Lincoln-Way students, staff raise $11,697.67 for cancer research

Students and staff donated their loose change during a Pennies for Patients campaign at the four high schools.

Lincoln-Way Community High School District 210 students are making a difference in the lives of families stricken with cancer.

Students from all four Lincoln-Way schools – Lincoln-Way Central, Lincoln-Way East, Lincoln-Way North and Lincoln-Way West – recently raised $11,697.67 for the Leukemia & Lymphoma Society in conjunction with Make a Difference Day.

The money was collected during a Pennies for Patients campaign at each school and presented to Leukemia & Lymphoma Society representatives Wade Robinson and Andi Cannata during a TEAM Asset meeting Tuesday, Dec. 4 at Lincoln-Way Central High School.

“We thank you guys from the bottom of our hearts,” Cannata told the group, explaining how the Leukemia & Lymphoma Society is dedicated to funding blood cancer research and providing education and patient services.

It is estimated that 1,012,533 people across the United States currently battle leukemia, lymphoma and myeloma. The Leukemia & Lymphoma Society offers a free, comprehensive array of services to blood cancer patients and their families, volunteer caregivers and advocates, healthcare professionals and the public.
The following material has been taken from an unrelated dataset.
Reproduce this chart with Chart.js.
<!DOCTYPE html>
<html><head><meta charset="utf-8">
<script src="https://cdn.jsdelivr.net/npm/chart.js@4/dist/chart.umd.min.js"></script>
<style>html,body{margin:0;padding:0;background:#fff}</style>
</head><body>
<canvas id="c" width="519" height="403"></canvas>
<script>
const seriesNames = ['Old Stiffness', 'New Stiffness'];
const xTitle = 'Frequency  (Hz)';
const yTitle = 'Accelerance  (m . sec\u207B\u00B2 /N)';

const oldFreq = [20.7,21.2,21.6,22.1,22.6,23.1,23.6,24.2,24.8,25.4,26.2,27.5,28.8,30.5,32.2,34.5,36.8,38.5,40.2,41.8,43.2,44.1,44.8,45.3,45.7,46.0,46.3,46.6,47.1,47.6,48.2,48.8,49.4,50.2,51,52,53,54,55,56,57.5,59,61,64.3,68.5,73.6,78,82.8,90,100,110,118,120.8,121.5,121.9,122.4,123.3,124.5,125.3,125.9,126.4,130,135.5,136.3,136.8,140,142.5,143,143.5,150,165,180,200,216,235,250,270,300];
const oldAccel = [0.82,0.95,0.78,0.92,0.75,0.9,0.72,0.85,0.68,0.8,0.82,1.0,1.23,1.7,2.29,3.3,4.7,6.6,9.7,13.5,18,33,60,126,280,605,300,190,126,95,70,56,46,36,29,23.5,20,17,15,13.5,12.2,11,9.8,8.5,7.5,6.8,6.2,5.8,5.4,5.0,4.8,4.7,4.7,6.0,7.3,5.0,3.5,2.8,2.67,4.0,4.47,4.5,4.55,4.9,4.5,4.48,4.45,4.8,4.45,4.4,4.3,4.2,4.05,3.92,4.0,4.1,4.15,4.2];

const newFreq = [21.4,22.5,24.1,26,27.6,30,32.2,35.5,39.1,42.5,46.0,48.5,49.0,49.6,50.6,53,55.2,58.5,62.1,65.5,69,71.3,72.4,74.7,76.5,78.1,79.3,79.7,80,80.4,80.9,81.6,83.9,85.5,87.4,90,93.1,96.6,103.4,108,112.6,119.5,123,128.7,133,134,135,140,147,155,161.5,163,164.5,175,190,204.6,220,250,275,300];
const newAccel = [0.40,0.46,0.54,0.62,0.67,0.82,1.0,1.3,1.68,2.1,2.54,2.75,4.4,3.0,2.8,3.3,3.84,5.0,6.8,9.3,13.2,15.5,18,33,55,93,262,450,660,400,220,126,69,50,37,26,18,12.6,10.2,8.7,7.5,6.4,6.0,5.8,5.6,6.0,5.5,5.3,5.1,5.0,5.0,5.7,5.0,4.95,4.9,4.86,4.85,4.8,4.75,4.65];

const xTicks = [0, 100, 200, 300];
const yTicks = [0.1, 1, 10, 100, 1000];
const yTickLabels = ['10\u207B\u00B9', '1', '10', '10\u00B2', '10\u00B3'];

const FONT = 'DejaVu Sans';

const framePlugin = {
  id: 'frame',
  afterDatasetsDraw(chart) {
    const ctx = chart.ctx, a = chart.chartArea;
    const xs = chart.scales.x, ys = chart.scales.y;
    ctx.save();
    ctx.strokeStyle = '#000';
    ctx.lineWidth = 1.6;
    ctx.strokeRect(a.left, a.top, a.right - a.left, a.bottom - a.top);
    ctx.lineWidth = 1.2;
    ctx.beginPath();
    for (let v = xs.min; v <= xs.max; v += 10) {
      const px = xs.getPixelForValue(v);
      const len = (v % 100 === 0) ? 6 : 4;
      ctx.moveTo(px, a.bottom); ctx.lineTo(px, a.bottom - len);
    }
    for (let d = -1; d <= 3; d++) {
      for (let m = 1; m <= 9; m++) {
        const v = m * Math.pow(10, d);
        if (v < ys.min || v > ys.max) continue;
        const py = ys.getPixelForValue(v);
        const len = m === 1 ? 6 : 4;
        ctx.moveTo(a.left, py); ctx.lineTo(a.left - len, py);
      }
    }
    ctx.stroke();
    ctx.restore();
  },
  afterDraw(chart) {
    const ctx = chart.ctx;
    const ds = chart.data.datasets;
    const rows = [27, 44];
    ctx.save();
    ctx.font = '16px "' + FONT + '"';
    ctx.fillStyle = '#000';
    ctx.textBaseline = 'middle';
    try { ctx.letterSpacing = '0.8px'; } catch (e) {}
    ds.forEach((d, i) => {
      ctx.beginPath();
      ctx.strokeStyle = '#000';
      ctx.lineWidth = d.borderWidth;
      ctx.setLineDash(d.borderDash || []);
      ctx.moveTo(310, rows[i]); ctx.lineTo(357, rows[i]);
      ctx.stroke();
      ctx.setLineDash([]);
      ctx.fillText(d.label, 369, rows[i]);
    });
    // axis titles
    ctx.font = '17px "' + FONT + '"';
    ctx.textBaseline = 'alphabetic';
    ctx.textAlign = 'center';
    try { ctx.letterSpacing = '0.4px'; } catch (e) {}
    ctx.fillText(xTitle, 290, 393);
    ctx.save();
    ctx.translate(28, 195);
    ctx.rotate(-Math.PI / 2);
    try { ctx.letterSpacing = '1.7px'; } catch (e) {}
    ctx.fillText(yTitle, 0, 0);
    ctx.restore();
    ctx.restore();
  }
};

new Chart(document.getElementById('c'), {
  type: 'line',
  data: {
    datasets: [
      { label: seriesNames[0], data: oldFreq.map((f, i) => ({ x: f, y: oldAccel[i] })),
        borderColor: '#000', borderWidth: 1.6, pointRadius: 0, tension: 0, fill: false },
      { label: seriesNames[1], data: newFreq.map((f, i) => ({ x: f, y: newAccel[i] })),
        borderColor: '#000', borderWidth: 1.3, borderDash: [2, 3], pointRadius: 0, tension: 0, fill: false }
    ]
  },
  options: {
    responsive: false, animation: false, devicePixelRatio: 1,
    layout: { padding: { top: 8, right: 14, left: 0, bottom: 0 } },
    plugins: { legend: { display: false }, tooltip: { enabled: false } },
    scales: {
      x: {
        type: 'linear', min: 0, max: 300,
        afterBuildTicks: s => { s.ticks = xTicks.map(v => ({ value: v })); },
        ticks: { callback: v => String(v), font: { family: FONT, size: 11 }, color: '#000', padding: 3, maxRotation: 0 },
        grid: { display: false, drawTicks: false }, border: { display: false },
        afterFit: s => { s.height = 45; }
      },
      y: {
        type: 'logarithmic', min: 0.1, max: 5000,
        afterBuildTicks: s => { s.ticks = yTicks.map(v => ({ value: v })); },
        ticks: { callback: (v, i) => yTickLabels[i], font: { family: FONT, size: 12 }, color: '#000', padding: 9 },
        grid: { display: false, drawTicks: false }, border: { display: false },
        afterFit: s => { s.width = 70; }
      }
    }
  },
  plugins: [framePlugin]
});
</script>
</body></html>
“We couldn’t do that without your help,” said Cannata.

According to school district records, Lincoln-Way students and staff have donated $96,656.68 to the Leukemia & Lymphoma Society since 2006.

Students raise the money by setting up collection tables in the lunchrooms each year and encouraging classmates and teachers to donate loose change during their lunch periods.

The Pennies for Patients drive is only one of a number of community service projects organized by District 210 students each year in conjunction with Make a Difference Day.

Other projects have included trash pickup along Route 30, a collection of school supplies for underprivileged children and a collection of non-perishable food items for local food pantries.

“Anything we can do as a school to impress on our kids that in order to help make this world a better place for all of us to live and work we must reach out to help others,” said Superintendent Lawrence A. Wyllie. “Our staff and students have always been good at these types of programs, but it is more important now than ever before.”